When you educate a girl, future housewife or Prime Minister, you are educating an entire family. You are not just educating 1 generation, but many generations to come, for the effect of education is not just residual but cumulative. Take Wang Leehom’s paternal grandmother for example: a 90 something year old university graduate who helps her famous grandson pen those love songs I adore. Was her education a waste? To hint at a wasted education just because a woman has no career to show for it is to belittle our contribution to our families and the communities we live in and to underestimate the REAL value of women everywhere, doctors’ wives or not.

 

3 thoughts on “Should we educate girls even if some just end up housewives?

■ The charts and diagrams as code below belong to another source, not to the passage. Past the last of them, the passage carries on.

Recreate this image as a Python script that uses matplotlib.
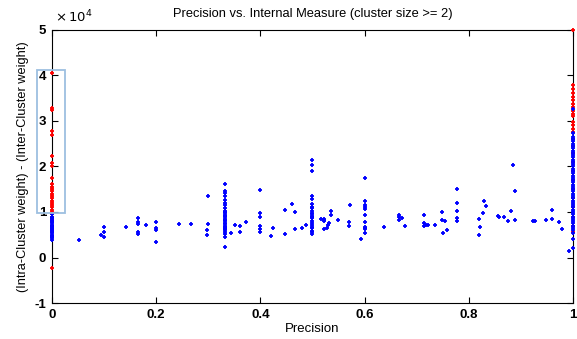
import matplotlib
matplotlib.use("Agg")
import matplotlib.pyplot as plt
from matplotlib.patches import Rectangle

plt.rcParams['font.family'] = ['Liberation Sans', 'DejaVu Sans']

# values in units of 1e4
x0_blue_y = [0.38, 0.42, 0.45, 0.48, 0.50, 0.53, 0.55, 0.58, 0.60, 0.62, 0.65,
             0.68, 0.70, 0.72, 0.75, 0.78, 0.80, 0.83, 0.86, 0.90, 0.95]
x0_red_y = [4.05, 3.29, 3.24, 2.78, 2.68, 2.24, 2.07, 2.00, 1.74, 1.62, 1.55,
            1.50, 1.45, 1.40, 1.35, 1.30, 1.25, 1.20, 1.15, 1.10, 1.05, 1.00,
            0.95, 0.90, 0.85, 0.80, 0.70, -0.23]
x1_blue_y = [3.26, 2.73, 2.65, 2.60, 2.55, 2.50, 2.45, 2.40, 2.35, 2.30, 2.25,
             2.20, 2.15, 2.10, 2.05, 2.00, 1.95, 1.90, 1.85, 1.80, 1.75, 1.70,
             1.65, 1.60, 1.55, 1.50, 1.45, 1.40, 1.35, 1.30, 1.25, 1.20, 1.15,
             1.10, 1.05, 1.00, 0.95, 0.90, 0.85, 0.80, 0.75, 0.70, 0.65, 0.60,
             0.54, 0.40, 0.215]
x1_red_y = [5.00, 3.78, 3.70, 3.62, 3.52, 3.45, 3.38, 3.30, 3.22, 3.15, 3.10,
            2.98, 2.90, 2.82, 2.75, 2.60, 2.45, 2.30, 2.10, 1.90, 1.70, 1.50,
            1.30, 1.10, 0.90, 0.70, 0.55]

mid_x = [0.052, 0.099, 0.099, 0.099, 0.095, 0.143,
         0.166, 0.166, 0.166, 0.166, 0.166, 0.181,
         0.200, 0.200, 0.200, 0.200, 0.243, 0.267,
         0.300, 0.300, 0.297, 0.297,
         0.333, 0.333, 0.333, 0.333, 0.333, 0.333, 0.333, 0.333, 0.333, 0.333,
         0.333, 0.333, 0.333, 0.333, 0.333, 0.333, 0.333, 0.333, 0.333,
         0.333, 0.333, 0.333, 0.333, 0.333, 0.333, 0.333, 0.333, 0.333,
         0.344, 0.351, 0.361, 0.361, 0.372,
         0.400, 0.400, 0.400, 0.400, 0.400, 0.400,
         0.420, 0.424, 0.447, 0.447, 0.461, 0.466, 0.466, 0.479, 0.488,
         0.500, 0.500, 0.500, 0.500, 0.500, 0.500, 0.500, 0.500, 0.500, 0.500,
         0.500, 0.500, 0.500, 0.500, 0.500, 0.500, 0.500, 0.500, 0.500, 0.500,
         0.500, 0.500,
         0.516, 0.522, 0.522, 0.523, 0.536, 0.536, 0.532, 0.530, 0.528, 0.522,
         0.550, 0.573, 0.571, 0.571,
         0.600, 0.600, 0.600, 0.600, 0.600, 0.600, 0.600, 0.600, 0.600, 0.600,
         0.600, 0.594, 0.637,
         0.667, 0.667, 0.667, 0.672, 0.677,
         0.715, 0.715, 0.715, 0.718, 0.722, 0.735,
         0.749, 0.749, 0.754, 0.758, 0.751,
         0.778, 0.778, 0.778, 0.778, 0.778,
         0.819, 0.822, 0.819, 0.827, 0.830, 0.834,
         0.857, 0.859, 0.867, 0.875, 0.882, 0.885, 0.889, 0.889,
         0.923, 0.928, 0.949, 0.960, 0.960, 0.973, 0.979, 0.992]
mid_y = [0.385, 0.664, 0.56, 0.45, 0.50, 0.677,
         0.875, 0.77, 0.736, 0.567, 0.51, 0.708,
         0.787, 0.648, 0.598, 0.34, 0.743, 0.73,
         1.352, 0.743, 0.598, 0.495,
         1.609, 1.468, 1.41, 1.352, 1.264, 1.205, 1.147, 1.088, 1.03, 0.971,
         0.912, 0.853, 0.795, 0.736, 0.677, 0.619, 0.56, 0.457, 0.237,
         1.00, 0.94, 0.88, 0.82, 0.76, 0.70, 0.65, 0.60, 0.52,
         0.538, 0.714, 0.70, 0.554, 0.787,
         1.49, 0.971, 0.897, 0.692, 0.62, 0.554,
         0.48, 0.648, 0.523, 1.037, 1.176, 0.993, 0.633, 0.648, 0.714,
         2.136, 2.033, 1.894, 1.345, 1.286, 1.176, 1.10, 1.081, 1.022, 0.971,
         0.912, 0.86, 0.81, 0.765, 0.72, 0.677, 0.64, 0.59, 0.55, 0.51,
         0.95, 0.89,
         0.853, 0.824, 0.84, 0.795, 1.03, 0.94, 0.75, 0.714, 0.648, 0.633,
         0.83, 1.16, 0.78, 0.70,
         1.756, 1.235, 1.147, 1.103, 1.059, 0.941, 0.773, 0.677, 0.648, 0.626,
         0.538, 0.413, 0.677,
         0.94, 0.883, 0.824, 0.868, 0.686,
         0.94, 0.75, 0.70, 0.714, 0.714, 0.708,
         1.007, 0.83, 0.795, 0.598, 0.532,
         1.51, 1.205, 1.015, 0.868, 0.80,
         0.84, 0.664, 0.495, 0.985, 1.235, 1.125,
         0.905, 0.89, 0.883, 0.80, 1.03, 2.04, 1.468, 0.824,
         0.80, 0.80, 0.817, 1.044, 0.84, 0.787, 0.626, 0.136]

x_ticks = [0, 0.2, 0.4, 0.6, 0.8, 1]
x_ticklabels = ['0', '0.2', '0.4', '0.6', '0.8', '1']
y_ticks = [-1, 0, 1, 2, 3, 4, 5]
y_ticklabels = ['-1', '0', '1', '2', '3', '4', '5']

fig = plt.figure(figsize=(5.77, 3.39), dpi=100)
ax = fig.add_axes([0.090, 0.106, 0.903, 0.806])

mk = dict(marker='+', s=8, linewidths=1.3, clip_on=False, zorder=3)
ax.scatter([0] * len(x0_red_y), x0_red_y, color='#ff0000', **mk)
ax.scatter([1] * len(x1_red_y), x1_red_y, color='#ff0000', **mk)
ax.scatter([0] * len(x0_blue_y), x0_blue_y, color='#0000ff', **mk)
ax.scatter([1] * len(x1_blue_y), x1_blue_y, color='#0000ff', **mk)
ax.scatter(mid_x, mid_y, color='#0000ff', **mk)

ax.add_patch(Rectangle((-0.029, 0.98), 0.054, 3.14, fill=False,
                       edgecolor='#9dbfe0', linewidth=1.3, clip_on=False, zorder=4))

ax.set_xlim(0, 1)
ax.set_ylim(-1, 5)
ax.set_xticks(x_ticks)
ax.set_xticklabels(x_ticklabels)
ax.set_yticks(y_ticks)
ax.set_yticklabels(y_ticklabels)
ax.tick_params(direction='in', length=4, width=0.8, top=True, right=True,
               labelsize=9.5, pad=4)
for lab in ax.get_xticklabels() + ax.get_yticklabels():
    lab.set_fontweight('bold')
for sp in ax.spines.values():
    sp.set_linewidth(0.8)

ax.set_title('Precision vs. Internal Measure (cluster size >= 2)', fontsize=9.3, pad=9)
ax.set_xlabel('Precision', fontsize=9.5, labelpad=2)
ax.set_ylabel('(Intra-Cluster weight) - (Inter-Cluster weight)', fontsize=9.2, labelpad=4)
ax.text(0.005, 1.015, r'$\times\,10^{4}$', transform=ax.transAxes, fontsize=9.5,
        ha='left', va='bottom')

fig.savefig('out.png', dpi=100)
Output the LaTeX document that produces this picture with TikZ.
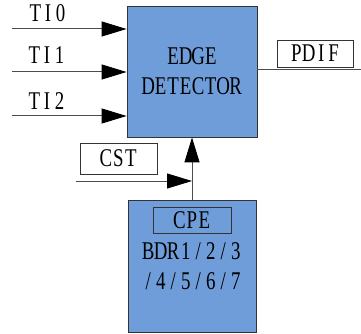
\documentclass[tikz,border=0pt]{standalone}
\usepackage{fontspec}
\setmainfont{Liberation Serif}[FakeStretch=0.74]
\usetikzlibrary{arrows.meta}
\definecolor{boxblue}{RGB}{111,157,218}
\newcommand\mt[1]{\mtaux#1\relax}
\def\mtaux#1{\ifx#1\relax\else\makebox[12.5pt]{#1}\expandafter\mtaux\fi}
\begin{document}
\begin{tikzpicture}[x=1pt,y=-1pt,
  blk/.style={draw=black!80, line width=0.8pt, fill=boxblue, inner sep=0pt},
  txt/.style={inner sep=0pt, align=center, font=\fontsize{25.5}{30}\selectfont},
  tag/.style={draw=black!80, line width=0.8pt, inner sep=0pt, font=\fontsize{25.5}{30}\selectfont},
  wire/.style={draw=black!70, line width=1pt},
  arr/.style={wire, -{Triangle[length=25pt,width=15pt,color=black]}}]
\useasboundingbox (0,0) rectangle (361,334);
% main block
\node[blk, minimum width=130pt, minimum height=131pt] (edge) at (192,71.5) {};
\node[txt] (edgetxt) at (192,71.5) {\mt{EDGE}\\\mt{DETECTOR}};
% bottom block
\node[blk, minimum width=128pt, minimum height=132pt] (bdr) at (192,266) {};
\node[tag, minimum width=78pt, minimum height=26pt] (cpe) at (192,220) {\mt{CPE}};
\node[txt] (bdrtxt) at (192,266) {\mt{BDR1/2/3}\\\mt{/4/5/6/7}};
% inputs
\coordinate (i0) at (12,29);
\coordinate (i1) at (12,72);
\coordinate (i2) at (12,116);
\draw[arr] (i0) -- (edge.west |- i0);
\draw[arr] (i1) -- (edge.west |- i1);
\draw[arr] (i2) -- (edge.west |- i2);
\node[txt, anchor=base] (t0) at (48,22) {\mt{TI0}};
\node[txt, anchor=base] (t1) at (47,64) {\mt{TI1}};
\node[txt, anchor=base] (t2) at (47,110) {\mt{TI2}};
% output
\coordinate (po) at (361,70);
\draw[wire] (edge.east |- po) -- (po);
\node[tag, minimum width=76pt, minimum height=27pt] (pdif) at (315,53.5) {\mt{PDIF}};
% vertical and CST
\draw[arr] (bdr.north) -- (edge.south);
\coordinate (cin) at (76,181);
\coordinate (cj) at (bdr.north |- cin);
\draw[arr] (cin) -- (cj);
\node[tag, minimum width=77pt, minimum height=31pt] (cst) at (118.5,158.5) {\mt{CST}};
\end{tikzpicture}
\end{document}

  1. I don’t think educating a woman who chooses to be a housewife is a waste. To me, she can always use her knowledge learned from her alma mater in many other ways other than just working and making money. That’s the problem with the way Asians view education. It must always lead to making money otherwise it is wasted.

    • Which is exactly WHY I wrote this. Women can and DO contribute more than just money. We guide our children, and if lucky, grandchildren, to become the persons they are meant to be. Surely all this is worth the expense of an education.

  2. Which is why Chinese history recorded tragic events of scores of women denied of opportunities, even basic human rights, and EVEN their life.
    I’d like to think that nowadays, things would have improved, but sadly some of my friends still face dilemmas where their YOUNGER brother are given priority of an education, despite the fact that they could have contributed some effort in helping in their brother’s education.
    The point is, I DO think that education nowadays is more important than ever for women. With improved technology, globalisation and equal rights, women who are not enducated stand disadvantaged to others, and would be more pronounced than years ago.
    But more importantly, education should not be just in terms of knowledge. Women (or everyone in general) should learn to THINK. Because education doesn’t have to be in college or uni, but rather continuously throughout our lives. The perception and wisdom(I’d like to think) that I’d gained was proudly gained from debate with my mom and additional reading of books outside school which my mom cultivated in me.
    That is what true education should be to me. Because true progress in education comes from discovery. And discovery comes from questions. And questions come from thinking. And thinking comes from debate.
    p/s. Hope that’s not too confusing haha.